“Love” is often another term for “infatuation,” which literally means, “to be in a state of unreasonable and short-lived passion.” The word “fatuous” means “deluded and self-deceiving.” We are, when we are in a state of infatuation, quite literally “out of our minds” and our brains are drenched in hormones and chemicals like endorphins and oxytocin that produce irresistible sensations, feelings and urges.
Fortunately, the experience of infatuation is temporary. The question has to do with how we deal with the inevitable let-down when that loving feeling is lost. One way is to look for someone else with whom you can recreate this experience. Some people are so in love with the feeling of falling in love (another term for infatuation) that they become serial lovers, sometimes in the hopes of finding that person with whom there will be no fading effect. (Not likely.) Some just decide that they are not the settling-down type. Then there is that small group that knows that infatuation is impermanent and that something even better than that awaits those who are willing to explore and investigate the deeper reaches of relationship: that which lies beyond sensory pleasure.
Unfortunately, there is no generic answer to the question “How do you know when to hang in there and when to cut your losses?” It is, however, a pretty safe bet that if you don’t feel that you’ve given things your very best shot, then it’s worth hanging in there a bit longer and making that extra effort. Athletes experience what they refer to as a “second wind,” which often occurs after the point at which they feel that they are on the edge of depletion. Being in relationship, as many of us know from our own experience, is not unlike being an endurance athlete or a marathon runner. It may require the willingness to hang in there and go past the point where you feel like quitting and giving up in order to find the hidden strength or energy needed to finish the race.
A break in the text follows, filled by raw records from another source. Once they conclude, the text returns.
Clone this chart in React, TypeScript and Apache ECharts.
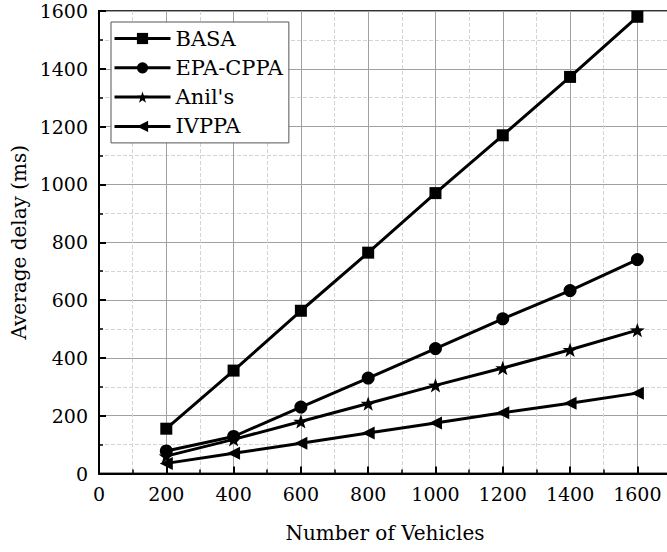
import React, { useEffect, useRef } from "react";
import * as echarts from "echarts";

const vehicles = [200, 400, 600, 800, 1000, 1200, 1400, 1600];
const basa = [155, 356, 563, 764, 970, 1170, 1372, 1580];
const epaCppa = [78, 128, 230, 330, 432, 535, 633, 740];
const anils = [60, 118, 180, 242, 305, 365, 428, 496];
const ivppa = [35, 70, 105, 140, 175, 210, 243, 278];

const seriesNames = ["BASA", "EPA-CPPA", "Anil's", "IVPPA"];
const xTitle = "Number of Vehicles";
const yTitle = "Average delay (ms)";

const STAR =
  "path://M0,-10 L2.35,-3.24 L9.51,-3.09 L3.8,1.24 L5.88,8.09 L0,4 L-5.88,8.09 L-3.8,1.24 L-9.51,-3.09 L-2.35,-3.24 Z";

const FONT = "DejaVu Serif";

export default function App() {
  const ref = useRef<HTMLDivElement>(null);
  useEffect(() => {
    if (!ref.current) return;
    const chart = echarts.init(ref.current, undefined, { renderer: "svg" });
    const mk = (name: string, vals: number[], symbol: string, size: number, rotate = 0) => ({
      name,
      type: "line",
      data: vehicles.map((v, i) => [v, vals[i]]),
      symbol,
      symbolSize: size,
      symbolRotate: rotate,
      symbolKeepAspect: true,
      lineStyle: { color: "#000", width: 3 },
      itemStyle: { color: "#000" },
      z: 5,
    });
    const fmt = (v: number) => String(v);
    chart.setOption({
      animation: false,
      backgroundColor: "#fff",
      textStyle: { fontFamily: FONT },
      grid: {
        left: 99,
        top: 11,
        right: 0,
        bottom: 78.5,
        show: true,
        borderColor: "#333",
        borderWidth: 2,
        backgroundColor: "transparent",
      },
      legend: {
        orient: "vertical",
        left: 111,
        top: 22,
        padding: [5, 6, 5, 2],
        itemGap: 6.3,
        itemWidth: 56,
        itemHeight: 14,
        borderColor: "#555",
        borderWidth: 1,
        backgroundColor: "#fff",
        lineStyle: { width: 3, color: "#000" },
        textStyle: { fontFamily: FONT, fontSize: 21, color: "#000", lineHeight: 23 },
        data: seriesNames,
      },
      xAxis: {
        type: "value",
        min: 0,
        max: 1700,
        interval: 200,
        name: xTitle,
        nameLocation: "middle",
        nameGap: 49,
        nameTextStyle: { fontFamily: FONT, fontSize: 20, color: "#000" },
        axisLine: { show: true, lineStyle: { color: "#000", width: 2 } },
        axisTick: { show: true, inside: true, length: 7, lineStyle: { color: "#000", width: 2 } },
        minorTick: { show: true, splitNumber: 2, length: 4, lineStyle: { color: "#000", width: 1.5 } },
        axisLabel: {
          fontFamily: FONT,
          fontSize: 19,
          color: "#000",
          margin: 11,
          showMaxLabel: false,
          formatter: fmt,
        },
        splitLine: { show: true, lineStyle: { color: "#a0a0a0", width: 1 } },
        minorSplitLine: { show: true, lineStyle: { color: "#d4d4d4", width: 1, type: "dashed" } },
      },
      yAxis: {
        type: "value",
        min: 0,
        max: 1600,
        interval: 200,
        name: yTitle,
        nameLocation: "middle",
        nameGap: 63,
        nameTextStyle: { fontFamily: FONT, fontSize: 20, color: "#000" },
        axisLine: { show: true, lineStyle: { color: "#000", width: 2 } },
        axisTick: { show: true, inside: true, length: 7, lineStyle: { color: "#000", width: 2 } },
        minorTick: { show: true, splitNumber: 2, length: 4, lineStyle: { color: "#000", width: 1.5 } },
        axisLabel: { fontFamily: FONT, fontSize: 19, color: "#000", margin: 11, formatter: fmt },
        splitLine: { show: true, lineStyle: { color: "#a0a0a0", width: 1 } },
        minorSplitLine: { show: true, lineStyle: { color: "#d4d4d4", width: 1, type: "dashed" } },
      },
      series: [
        mk(seriesNames[0], basa, "rect", 12),
        mk(seriesNames[1], epaCppa, "circle", 13),
        mk(seriesNames[2], anils, STAR, 15),
        mk(seriesNames[3], ivppa, "triangle", 13, 90),
      ],
    });
    return () => chart.dispose();
  }, []);
  return (
    <div style={{ position: "fixed", left: 0, top: 0, width: 667, height: 552, overflow: "hidden", background: "#fff" }}>
      <div ref={ref} style={{ width: 671, height: 552 }} />
    </div>
  );
}
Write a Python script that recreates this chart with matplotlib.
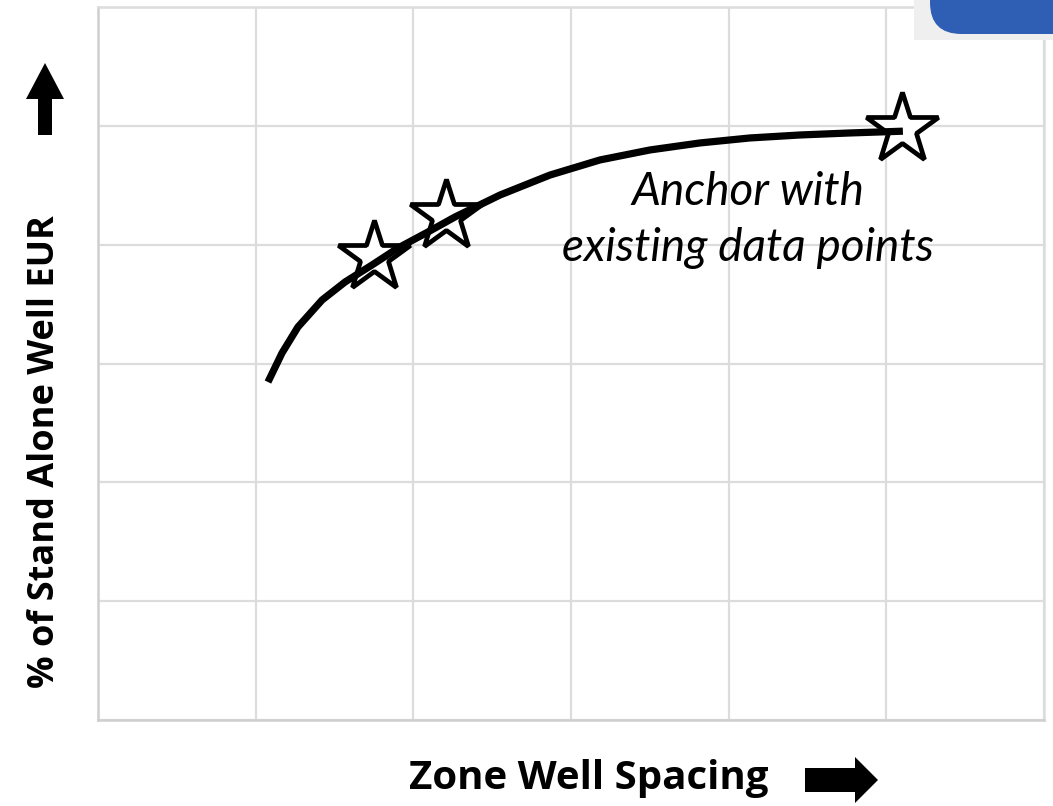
import matplotlib
matplotlib.use("Agg")
import matplotlib.pyplot as plt
from matplotlib.patches import Polygon, FancyBboxPatch, Rectangle

# Response curve: share of stand-alone EUR vs zone well spacing (grid units)
curve_x = [1.078, 1.167, 1.268, 1.421, 1.567, 1.738, 1.903, 2.093, 2.264,
           2.550, 2.867, 3.184, 3.501, 3.818, 4.135, 4.452, 4.769, 5.105]
curve_y = [2.844, 3.088, 3.307, 3.534, 3.686, 3.829, 3.972, 4.107, 4.233,
           4.418, 4.586, 4.713, 4.797, 4.856, 4.898, 4.923, 4.940, 4.955]

# Existing data points used as anchors
anchor_x = [1.75, 2.21, 5.10]
anchor_y = [3.90, 4.24, 4.97]

x_label = "Zone Well Spacing"
y_label = "% of Stand Alone Well EUR"
note = "Anchor with\nexisting data points"

W, H = 1053, 806
fig = plt.figure(figsize=(W / 100, H / 100), dpi=100)
fig.patch.set_facecolor("white")

def fx(px):
    return px / W

def fy(py):
    return 1 - py / H

ax = fig.add_axes([fx(98), fy(720), fx(1044) - fx(98), fy(7) - fy(720)])
ax.set_xlim(0, 6)
ax.set_ylim(0, 6)
ax.set_xticks(range(7))
ax.set_yticks(range(7))
ax.tick_params(length=0, labelbottom=False, labelleft=False)
ax.grid(True, color="#dcdcdc", linewidth=1.6)
ax.set_axisbelow(True)
for side, sp in ax.spines.items():
    sp.set_color("#cfcfcf" if side in ("left", "bottom") else "#dcdcdc")
    sp.set_linewidth(1.8)

ax.plot(anchor_x, anchor_y, linestyle="none", marker="*", markersize=54,
        markerfacecolor="white", markeredgecolor="black", markeredgewidth=3.4,
        zorder=3)
ax.plot(curve_x, curve_y, color="black", linewidth=5.2,
        solid_capstyle="butt", solid_joinstyle="round", zorder=4)

ax.text(4.12, 4.21, note, ha="center", va="center", fontsize=33,
        style="italic", family="Lato", linespacing=1.4, zorder=5)

# Axis titles with direction arrows
fig.text(fx(589), fy(778), x_label, ha="center", va="center", fontsize=29,
         fontweight="bold", family="Open Sans")
fig.text(fx(45), fy(452), y_label, ha="center", va="center", fontsize=26,
         fontweight="bold", family="Open Sans", rotation=90)

def px_poly(pts):
    return Polygon([(fx(x), fy(y)) for x, y in pts], closed=True,
                   transform=fig.transFigure, facecolor="black",
                   edgecolor="none")

fig.patches.append(px_poly([(805, 768), (855, 768), (855, 757), (878, 780),
                            (855, 803), (855, 792), (805, 792)]))
fig.patches.append(px_poly([(38, 135), (38, 99), (26, 99), (45, 63),
                            (64, 99), (52, 99), (52, 135)]))

# Toolbar button in the corner
fig.patches.append(Rectangle((fx(914), fy(40)), fx(W) - fx(914), fy(0) - fy(40),
                             transform=fig.transFigure, facecolor="#efefef",
                             edgecolor="none"))
fig.patches.append(FancyBboxPatch((fx(930), fy(34)), fx(1120) - fx(930),
                                  fy(-30) - fy(34),
                                  boxstyle="round,pad=0,rounding_size=0.03",
                                  transform=fig.transFigure,
                                  facecolor="#2f5fb4", edgecolor="none",
                                  mutation_aspect=W / H))

fig.savefig("out.png", dpi=100, facecolor="white")
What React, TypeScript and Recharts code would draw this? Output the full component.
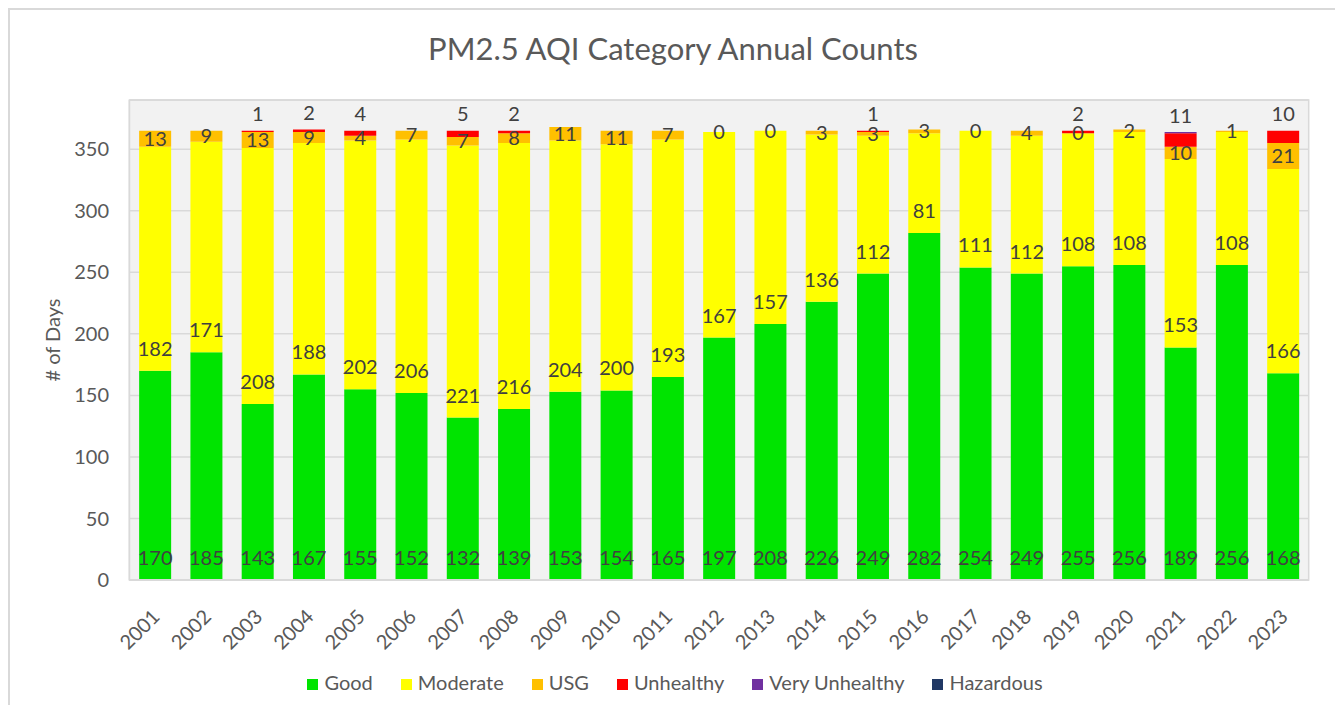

Of course, there can be a time when it may be necessary to call it quits. When you’ve given your best, kept your focus on doing your own work and learned the lessons that your relationships has provided you, it could be time to consider the alternative. To do so at this point is not a matter of quitting, but rather letting go and grieving the loss.
If we engage with others consciously and responsibly, then each relationship provides us with greater insights and wisdom that contribute to the compassion and love that we have to bring to all of our future relationships.
The gifts on this path are abundant and amazing. They include: courage, commitment, imagination and compassion, and oh yes, patience — lots of it — because it doesn’t happen overnight. And you get to benefit from them regardless of the outcome of your relationship. It’s a pretty good deal.